> _Task inputs_
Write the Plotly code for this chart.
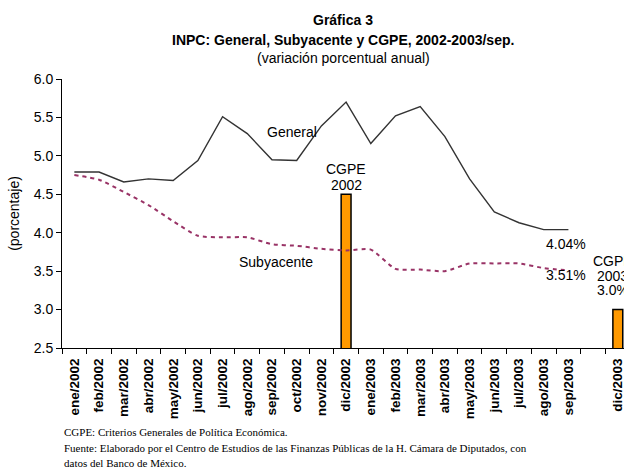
import plotly.graph_objects as go

meses = [
    "ene/2002", "feb/2002", "mar/2002", "abr/2002", "may/2002", "jun/2002",
    "jul/2002", "ago/2002", "sep/2002", "oct/2002", "nov/2002", "dic/2002",
    "ene/2003", "feb/2003", "mar/2003", "abr/2003", "may/2003", "jun/2003",
    "jul/2003", "ago/2003", "sep/2003",
]
categorias = meses + [" ", "dic/2003"]

general = [4.79, 4.79, 4.66, 4.70, 4.68, 4.94, 5.51, 5.29, 4.95, 4.94, 5.39, 5.70,
           5.16, 5.52, 5.64, 5.25, 4.70, 4.27, 4.13, 4.04, 4.04]
subyacente = [4.75, 4.69, 4.53, 4.36, 4.15, 3.96, 3.94, 3.94, 3.85, 3.83, 3.79, 3.77,
              3.78, 3.53, 3.52, 3.50, 3.60, 3.60, 3.60, 3.54, 3.51]
cgpe_x = ["dic/2002", "dic/2003"]
cgpe_y = [4.5, 3.0]

arial = "Arial, Liberation Sans, sans-serif"

fig = go.Figure()

fig.add_trace(go.Bar(
    x=cgpe_x, y=cgpe_y, width=0.4,
    marker=dict(color="#FF9900", line=dict(color="#000000", width=1.5)),
    showlegend=False,
))
fig.add_trace(go.Scatter(
    x=meses, y=general, mode="lines",
    line=dict(color="#333333", width=1.4),
    showlegend=False,
))
fig.add_trace(go.Scatter(
    x=meses, y=subyacente, mode="lines",
    line=dict(color="#993366", width=2, dash="4px,4px", shape="spline", smoothing=0.6),
    showlegend=False,
))

txt = dict(family=arial, size=14, color="#000000")

# etiquetas dentro del área de la gráfica (x como índice de categoría)
notas = [
    dict(x=7.72, y=5.31, text="General", xanchor="left"),
    dict(x=8.16, y=3.62, text="Subyacente", xanchor="center"),
    dict(x=11, y=4.83, text="CGPE", xanchor="center"),
    dict(x=11, y=4.62, text="2002", xanchor="center"),
    dict(x=19.9, y=3.855, text="4.04%", xanchor="center"),
    dict(x=19.9, y=3.45, text="3.51%", xanchor="center"),
    dict(x=22, y=3.633, text="CGPE", xanchor="center", xshift=-5),
    dict(x=22, y=3.438, text="2003", xanchor="center", xshift=-5),
    dict(x=22, y=3.256, text="3.0%", xanchor="center", xshift=-5),
]
for n in notas:
    fig.add_annotation(xref="x", yref="y", showarrow=False, yanchor="middle", font=txt, **n)

titulo = [
    ("<b>Gráfica 3</b>", 1.219),
    ("<b>INPC: General, Subyacente y CGPE, 2002-2003/sep.</b>", 1.145),
    ("(variación porcentual anual)", 1.078),
]
for t, yy in titulo:
    fig.add_annotation(xref="paper", yref="paper", x=0.5, y=yy, xanchor="center", yanchor="middle",
                       text=t, showarrow=False, font=dict(family=arial, size=14, color="#000000"))

pie = [
    ("CGPE: Criterios Generales de Política Económica.", -0.312),
    ("Fuente: Elaborado por el Centro de Estudios de las Finanzas Públicas de la H. Cámara de Diputados, con", -0.372),
    ("datos del Banco de México.", -0.428),
]
for t, yy in pie:
    fig.add_annotation(
        xref="paper", yref="paper", x=0, y=yy, xanchor="left", yanchor="middle",
        text=t, showarrow=False,
        font=dict(family="Liberation Serif, Times New Roman, serif", size=11, color="#000000"),
    )

fig.update_layout(
    width=624, height=468,
    margin=dict(l=62, r=0, t=79, b=120),
    paper_bgcolor="white", plot_bgcolor="white",
    xaxis=dict(
        type="category", categoryorder="array", categoryarray=categorias,
        range=[-0.5, 22.25],
        showline=True, linecolor="#000000", linewidth=1,
        ticks="outside", ticklen=5, tickcolor="#000000", tickson="boundaries",
        tickangle=-90, showgrid=False, ticklabelstandoff=4,
        tickfont=dict(family=arial, size=13.5, color="#000000", weight="bold"),
    ),
    yaxis=dict(
        range=[2.5, 6.0], dtick=0.5, tickformat=".1f",
        showline=True, linecolor="#000000", linewidth=1,
        ticks="outside", ticklen=5, tickcolor="#000000", showgrid=False, zeroline=False,
        tickfont=dict(family=arial, size=14, color="#000000"),
        title=dict(text="(porcentaje)", standoff=10, font=dict(family=arial, size=14, color="#000000")),
    ),
)

fig.write_html("out.html", config={"displayModeBar": False},
               post_script="document.body.style.margin='0px';")
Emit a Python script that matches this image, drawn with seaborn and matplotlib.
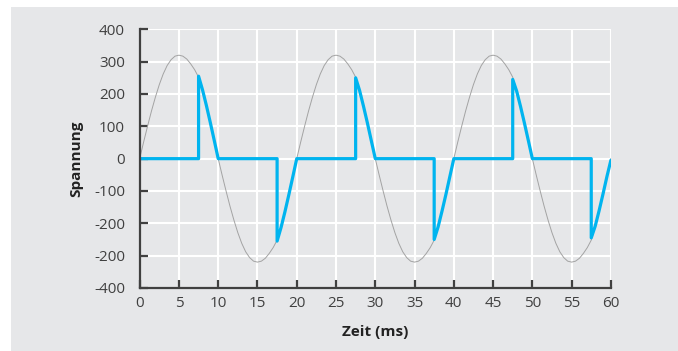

> _What the task requires_
Everything from the top line of the data down to and including the line with "categorias = meses" is to be copied, except the pictures.

> _Finished task_
Write the Plotly code for this chart.
import plotly.graph_objects as go

meses = [
    "ene/2002", "feb/2002", "mar/2002", "abr/2002", "may/2002", "jun/2002",
    "jul/2002", "ago/2002", "sep/2002", "oct/2002", "nov/2002", "dic/2002",
    "ene/2003", "feb/2003", "mar/2003", "abr/2003", "may/2003", "jun/2003",
    "jul/2003", "ago/2003", "sep/2003",
]
categorias = meses + [" ", "dic/2003"]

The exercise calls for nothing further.